Still, some level of JDF automation has been creeping in. Ricoh, Xerox, and HP—to name three digital press manufacturers—have been actively working on integrated JDF finishing. HP’s Direct2Finish and Xerox’s IntegratedPLUS Finishing Solution are two systems available for automating a workflow from prepress through finishing. What is the common denominator?

Enter Ultimate Bindery from Ultimate Technographics. The JDF-based Ultimate Bindery allows finishing parameters and specifications to be set as early as the prepress stage, and that information is included in the electronic job ticket information that is sent with the job through each stage of the production process. Finishing equipment is automatically configured, eliminating touch points.

Ricoh’s digital print and finishing solutions also leverage JDF. “Once a job gets to a print controller, that’s where all the commands are set for the finishing options that are done inline,” said Wong. “As jobs come through the JDF command, that’s going to trigger the finishing options.”

Automation is increasingly necessary not just to remove touch points, but to optimize production. “Automated imposition based on the finisher, batching like jobs by like finishing attributes, job splitting, and print order based on finishing are as important as the finisher,” said Kremers.

Customized Finishing

To reap all of these benefits, the print engine and the finishing need to tightly integrated. As a result, finishing systems are more and more customized to work with specific digital printing workflows. In the past, shops could get by with buying finishing equipment “off the rack”; today, one size does not fit all.

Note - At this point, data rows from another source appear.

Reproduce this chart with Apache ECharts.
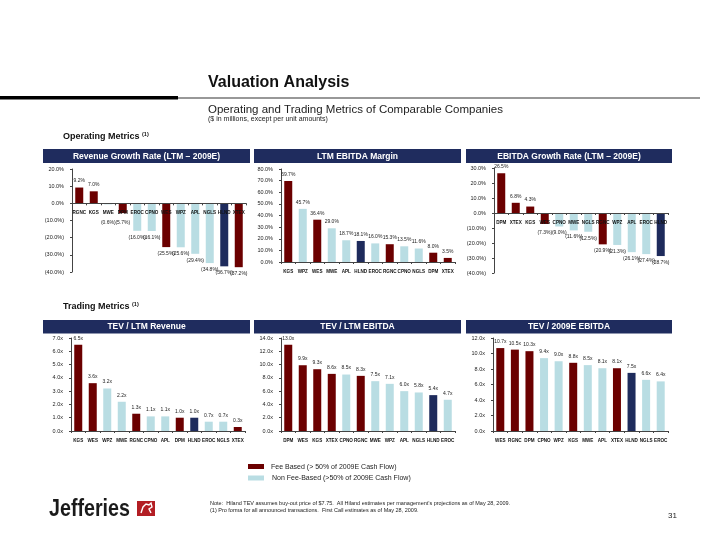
<!DOCTYPE html>
<html><head><meta charset="utf-8">
<script src="https://cdn.jsdelivr.net/npm/echarts@6/dist/echarts.min.js"></script>
<style>html,body{margin:0;padding:0;background:#fff}#c{width:720px;height:556px}</style>
</head><body><div id="c"></div>
<script>
// ---- data ----
const feeBased = ['RGNC','KGS','DPM','WES','XTEX'];
const subjectCo = ['HLND'];

const revGrowthCats = ['RGNC','KGS','MWE','DPM','EROC','CPNO','WES','WPZ','APL','NGLS','HLND','XTEX'];
const revGrowthVals = [9.2,7.0,-0.6,-5.7,-16.0,-16.1,-25.5,-25.6,-29.4,-34.8,-36.7,-37.2];
const marginCats = ['KGS','WPZ','WES','MWE','APL','HLND','EROC','RGNC','CPNO','NGLS','DPM','XTEX'];
const marginVals = [69.7,45.7,36.4,29.0,18.7,18.1,16.0,15.3,13.5,11.6,8.0,3.5];
const ebitdaGrowthCats = ['DPM','XTEX','KGS','WES','CPNO','MWE','NGLS','RGNC','WPZ','APL','EROC','HLND'];
const ebitdaGrowthVals = [26.5,6.8,4.3,-7.3,-9.0,-11.6,-12.5,-20.9,-21.3,-26.1,-27.4,-28.7];
const tevRevCats = ['KGS','WES','WPZ','MWE','RGNC','CPNO','APL','DPM','HLND','EROC','NGLS','XTEX'];
const tevRevVals = [6.5,3.6,3.2,2.2,1.3,1.1,1.1,1.0,1.0,0.7,0.7,0.3];
const tevLtmCats = ['DPM','WES','KGS','XTEX','CPNO','RGNC','MWE','WPZ','APL','NGLS','HLND','EROC'];
const tevLtmVals = [13.0,9.9,9.3,8.6,8.5,8.3,7.5,7.1,6.0,5.8,5.4,4.7];
const tev09Cats = ['WES','RGNC','DPM','CPNO','WPZ','KGS','MWE','APL','XTEX','HLND','NGLS','EROC'];
const tev09Vals = [10.7,10.5,10.3,9.4,9.0,8.8,8.5,8.1,8.1,7.5,6.6,6.4];

const panelTitles = ['Revenue Growth Rate (LTM \u2013 2009E)','LTM EBITDA Margin','EBITDA Growth Rate (LTM \u2013 2009E)',
  'TEV / LTM Revenue','TEV / LTM EBITDA','TEV / 2009E EBITDA'];
const legendLabels = ['Fee Based (> 50% of 2009E Cash Flow)','Non Fee-Based (>50% of 2009E Cash Flow)'];

// ---- styles ----
const RED = '#6B0000', BLUE = '#B9DDE3', NAVY = '#1E2B5C', HEAD = '#1F2C5E';
const FONT = '"Liberation Sans", Arial, sans-serif';

function colorOf(c){ return feeBased.includes(c) ? RED : (subjectCo.includes(c) ? NAVY : BLUE); }
function pct(v){ return v < 0 ? '(' + Math.abs(v).toFixed(1) + '%)' : v.toFixed(1) + '%'; }
function mult(v){ return v.toFixed(1) + 'x'; }

const panels = [
  {cats: revGrowthCats, vals: revGrowthVals, fmt: pct, min:-40, max:20, interval:10, grid:{left:72, top:169, width:174, height:103}, minBelow:19.5},
  {cats: marginCats, vals: marginVals, fmt: pct, min:0, max:80, interval:10, grid:{left:281, top:169, width:174, height:93}},
  {cats: ebitdaGrowthCats, vals: ebitdaGrowthVals, fmt: pct, min:-40, max:30, interval:10, grid:{left:494, top:168, width:174, height:105}, minBelow:20},
  {cats: tevRevCats, vals: tevRevVals, fmt: mult, min:0, max:7, interval:1, grid:{left:71, top:338, width:174, height:93}},
  {cats: tevLtmCats, vals: tevLtmVals, fmt: mult, min:0, max:14, interval:2, grid:{left:281, top:338, width:174, height:93}},
  {cats: tev09Cats, vals: tev09Vals, fmt: mult, min:0, max:12, interval:2, grid:{left:493, top:338, width:175, height:93}}
];

const grids = [], xAxes = [], yAxes = [], series = [];
panels.forEach((p, i) => {
  grids.push(p.grid);
  // place the category axis on the zero line (distance of zero from the grid bottom)
  const zeroOffset = -p.grid.height * (0 - p.min) / (p.max - p.min);
  xAxes.push({type:'category', gridIndex:i, data:p.cats, z:5, position:'bottom', offset: zeroOffset,
    axisLine:{onZero:false, lineStyle:{color:'#444', width:1}},
    axisTick:{show:true, length:2, lineStyle:{color:'#444'}},
    axisLabel:{fontSize:4.6, fontWeight:'bold', color:'#111', margin:7, fontFamily:FONT, interval:0}});
  yAxes.push({type:'value', gridIndex:i, min:p.min, max:p.max, interval:p.interval,
    splitLine:{show:false},
    axisLine:{show:true, onZero:false, lineStyle:{color:'#444', width:1}},
    axisTick:{show:true, length:2, inside:false, lineStyle:{color:'#444'}},
    axisLabel:{fontSize:5.5, color:'#222', margin:8, fontFamily:FONT, formatter:p.fmt}});
  const minBelow = p.minBelow;
  series.push({type:'bar', xAxisIndex:i, yAxisIndex:i, barWidth:8,
    data: p.vals.map((v, k) => ({value:v, itemStyle:{color:colorOf(p.cats[k])},
      label:{position: v < 0 ? 'bottom' : 'top'}})),
    label:{show:true, fontSize:5, color:'#222', distance:4, fontFamily:FONT,
      formatter: (d) => p.fmt(d.value)},
    labelLayout: minBelow ? function(params){
      const r = params.rect, lr = params.labelRect;
      if (lr.y > r.y + 1) {
        const center = lr.y + lr.height/2;
        const target = r.y + minBelow;
        if (center < target) return {dy: target - center};
      }
      return {};
    } : undefined,
    animation:false});
});

// ---- page graphics (text is real text) ----
const g = [];
function txt(x, y, s, size, opt, extra){
  g.push(Object.assign({type:'text', x:x, y:y, style:Object.assign({text:s, fontSize:size, fontFamily:FONT, fill:'#111',
    textVerticalAlign:'middle', textAlign:'left'}, opt||{})}, extra||{}));
}
// title and rules
txt(208, 83, 'Valuation Analysis', 16, {fontWeight:'bold'});
g.push({type:'rect', shape:{x:178, y:97.5, width:522, height:1}, style:{fill:'#333'}});
g.push({type:'rect', shape:{x:0, y:96, width:178, height:3.6}, style:{fill:'#000'}});
txt(208, 109.5, 'Operating and Trading Metrics of Comparable Companies', 11.5, {fill:'#222'});
txt(208, 118.8, '($ in millions, except per unit amounts)', 7, {fill:'#222'});
txt(63, 137, 'Operating Metrics', 9, {fontWeight:'bold'});
txt(142, 134.5, '(1)', 5.5, {fontWeight:'bold'});
txt(63, 307, 'Trading Metrics', 9, {fontWeight:'bold'});
txt(132, 304.5, '(1)', 5.5, {fontWeight:'bold'});
// panel headers
const headX = [[43,250],[254,461],[466,672]];
const headY = [[149,14],[320,13.5]];
panelTitles.forEach((t, i) => {
  const hx = headX[i % 3], hy = headY[Math.floor(i / 3)];
  g.push({type:'rect', shape:{x:hx[0], y:hy[0], width:hx[1]-hx[0], height:hy[1]}, style:{fill:HEAD}});
  txt((hx[0]+hx[1])/2, hy[0] + hy[1]/2 + 0.3, t, 8.5, {fontWeight:'bold', fill:'#fff', textAlign:'center'});
});
// legend
g.push({type:'rect', shape:{x:248, y:464, width:16, height:5}, style:{fill:RED}});
txt(271, 466.6, legendLabels[0], 7, {fill:'#222'});
g.push({type:'rect', shape:{x:248, y:475.5, width:16, height:5}, style:{fill:BLUE}});
txt(272, 478, legendLabels[1], 7, {fill:'#222'});
// footer
txt(49, 509.5, 'Jefferies', 24, {fontWeight:'bold', fill:'#1a1a1a'}, {scaleX:0.82, scaleY:1});
g.push({type:'rect', shape:{x:137, y:501, width:18, height:15}, style:{fill:'#B31E24'}});
g.push({type:'polyline', shape:{points:[[141,513],[143,507],[146,504],[149,505],[151,503],[152,507],[149,509],[151,513]]}, style:{stroke:'#fff', lineWidth:1.4, fill:null}});
txt(210, 503, 'Note:  Hiland TEV assumes buy-out price of $7.75.  All Hiland estimates per management\u2019s projections as of May 28, 2009.', 5.5, {fill:'#222'});
txt(210, 510.5, '(1) Pro forma for all announced transactions.  First Call estimates as of May 28, 2009.', 5.5, {fill:'#222'});
txt(668, 516, '31', 8, {fill:'#222'});

const chart = echarts.init(document.getElementById('c'));
chart.setOption({animation:false, backgroundColor:'#fff', grid:grids, xAxis:xAxes, yAxis:yAxes, series:series, graphic:g});
</script></body></html>
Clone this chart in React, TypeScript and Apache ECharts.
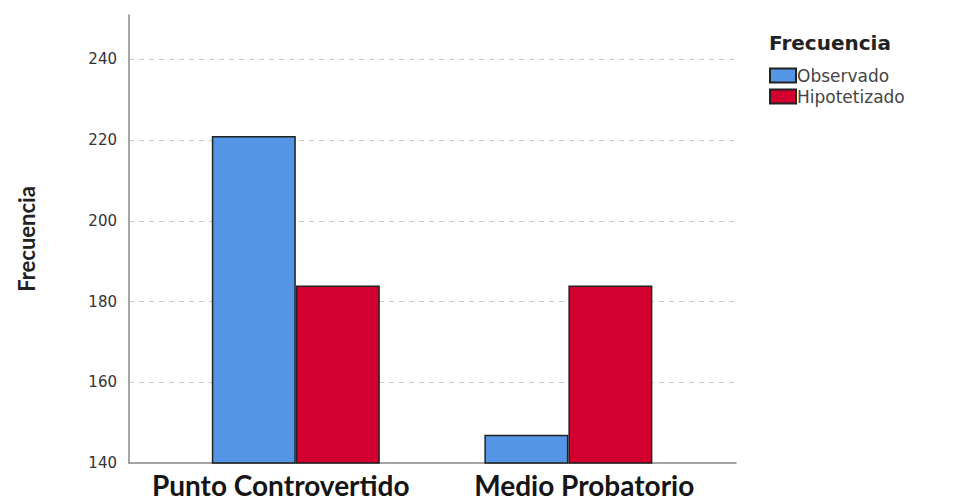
import React, { useEffect, useRef } from "react";
import * as echarts from "echarts";

const categories = ["Punto Controvertido", "Medio Probatorio"];
const categoryPositions = [1, 2];
const observado = [221, 147];
const hipotetizado = [184, 184];
const seriesNames = ["Observado", "Hipotetizado"];
const yTicks = [140, 160, 180, 200, 220, 240];

export default function App() {
  const ref = useRef<HTMLDivElement>(null);
  useEffect(() => {
    if (!ref.current) return;
    const chart = echarts.init(ref.current, null, { renderer: "svg" });
    chart.setOption({
      animation: false,
      backgroundColor: "#ffffff",
      grid: { left: 129, right: 220, top: 15, bottom: 41, containLabel: false },
      title: {
        text: "Frecuencia",
        left: 764,
        top: 28,
        textStyle: { fontFamily: "DejaVu Sans", fontWeight: "bold", fontSize: 20, color: "#222" },
      },
      legend: {
        orient: "vertical",
        left: 764,
        top: 62,
        itemWidth: 26,
        itemHeight: 14,
        itemGap: 4,
        icon: "rect",
        data: seriesNames,
        textStyle: { fontFamily: "DejaVu Sans", fontSize: 17, color: "#444", padding: [0, 0, 0, -4] },
      },
      xAxis: [
        {
          type: "value",
          min: 0.388,
          max: 2.615,
          axisLine: { show: true, onZero: false, lineStyle: { color: "#888", width: 1.5 } },
          axisTick: { show: false },
          splitLine: { show: false },
          axisLabel: { show: false },
        },
        {
          type: "category",
          data: categories,
          position: "bottom",
          axisLine: { show: false },
          axisTick: { show: false },
          splitLine: { show: false },
          axisLabel: {
            interval: 0,
            hideOverlap: false,
            fontFamily: "Lato",
            fontWeight: "bold",
            fontSize: 28,
            color: "#151515",
            margin: 8,
          },
        },
      ],
      yAxis: {
        type: "value",
        min: 140,
        max: 251,
        interval: 20,
        name: "Frecuencia",
        nameLocation: "middle",
        nameGap: 92,
        nameTextStyle: { fontFamily: "Lato", fontWeight: "bold", fontSize: 22, color: "#222" },
        axisLine: { show: true, lineStyle: { color: "#888", width: 1.5 } },
        axisTick: { show: false },
        axisLabel: {
          showMaxLabel: false,
          formatter: (v: number) => (yTicks.includes(v) ? String(v) : ""),
          fontFamily: "DejaVu Sans",
          fontSize: 15,
          color: "#333",
          margin: 12,
        },
        splitLine: {
          show: true,
          showMinLine: false,
          showMaxLine: false,
          lineStyle: { type: [5, 5], color: "#c8c8c8", width: 1 },
        },
      },
      series: [
        {
          name: seriesNames[0],
          type: "bar",
          xAxisIndex: 0,
          barWidth: 84,
          barGap: "0%",
          data: categoryPositions.map((p, i) => [p, observado[i]]),
          itemStyle: { color: "#5495e5", borderColor: "#222", borderWidth: 1.5 },
        },
        {
          name: seriesNames[1],
          type: "bar",
          xAxisIndex: 0,
          barWidth: 84,
          barGap: "0%",
          data: categoryPositions.map((p, i) => [p, hipotetizado[i]]),
          itemStyle: { color: "#d3002f", borderColor: "#222", borderWidth: 1.5 },
        },
      ],
    });
    return () => chart.dispose();
  }, []);
  return <div ref={ref} style={{ width: 956, height: 504, position: "absolute", left: 0, top: 0 }} />;
}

“When you buy a suit, you get a suit tailored to yourself,” said Sherwood. “There’s obviously a starting point, but what we like to do is more consulting. We can customize based on what their needs are.”

More and more digital press manufacturers are partnering with finishing equipment manufacturers to offer a complete solution, tailored to the customer’s individual needs. “This is the biggest reason we partner with Xerox and HP and bundle the equipment,” said Nguyen. “Instead of Duplo going out and selling our own piece of the solution, and Xerox going out and selling their piece of the solution, one source sells a printer and the finishing.”

The Finish Line

When buying a digital printing system, don’t just look at the print engine. Look at the entirety of what it is you’ll be producing, and buy as integrated a print/finishing system as possible. It may mean more outlays up front, but it will pay dividends down the road.

“The best way to learn about a finishing device and how it works is to make the time to go out and see one instead of just price shopping online,” said Nguyen.

“Make sure you’re considering every aspect of the system before you dive in,” said Wong.